Tom Aikens’ Michelin-starred restaurant finds its home on the corner of a quiet mews in Belgravia. Its frontage, much like its owner, is deceivingly understated and doesn’t quite reflect the magic that lies behind its whitewashed walls. This is Muse in a nutshell, quietly achieving culinary excellence without making a song and dance about it.
The restaurant is small, tiny even, and seats a maximum of 25 diners across two floors. Our seat at the counter upstairs is the best way to experience Tom’s intricate cooking, boasting an unrivalled look-in to the methodical workings of the kitchen team.

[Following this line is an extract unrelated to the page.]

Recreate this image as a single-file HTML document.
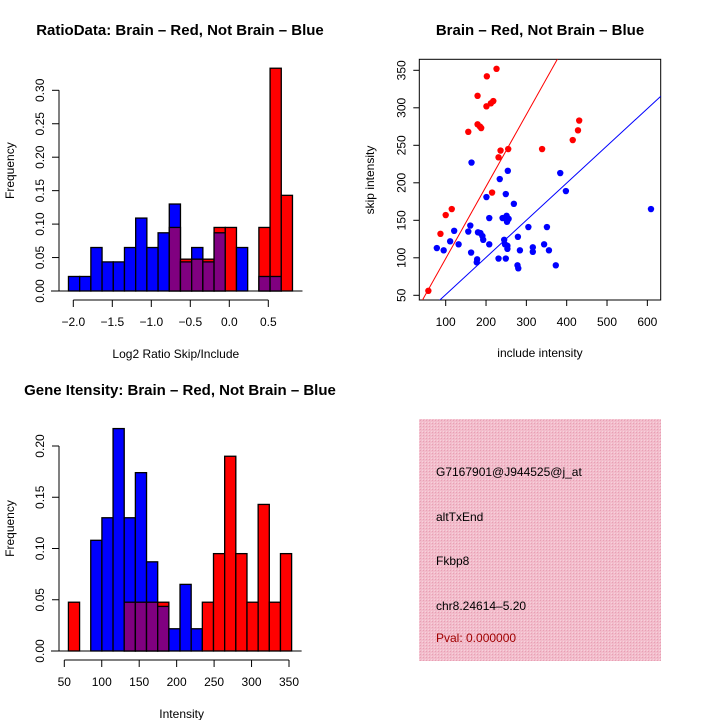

It's a rare skill to be able to maintain an exceptional level of detail across 10 courses, but Muse achieves over and above what’s expected from a plate of food. For starters, each course is inspired by a personal memory of Tom’s, a particularly great example being one entitled ‘Conquering the Beech Tree’, reflective of Tom’s childhood sense of fearlessness, which sees langoustine wrapped in wafer-thin pork fat and served with a small, sweet black splodge of apple puree. This single bite is served on a twig, alongside a small bowl containing a rich bisque made with langoustine claw to minimise waste. That’s just one course.
Elsewhere, a miso-licked piece of monkfish with pumpkin gnocchi, crispy seaweed and a mussel sauce delights with sweet and salty contrasts. The finale is a feat of beauty and grace: a picture-perfect mille-feuille in which apple, brown butter, cider brandy and a butterscotch sauce combine the nostalgic flavours of apple crumble and sticky toffee pudding in one layered masterpiece.
You could write a short novel about the intricacies of each course, the main takeaway being that, for all its complicated backstory, every idea absolutely lands. We left Muse with a foreboding sense that we will never experience a meal quite like that again.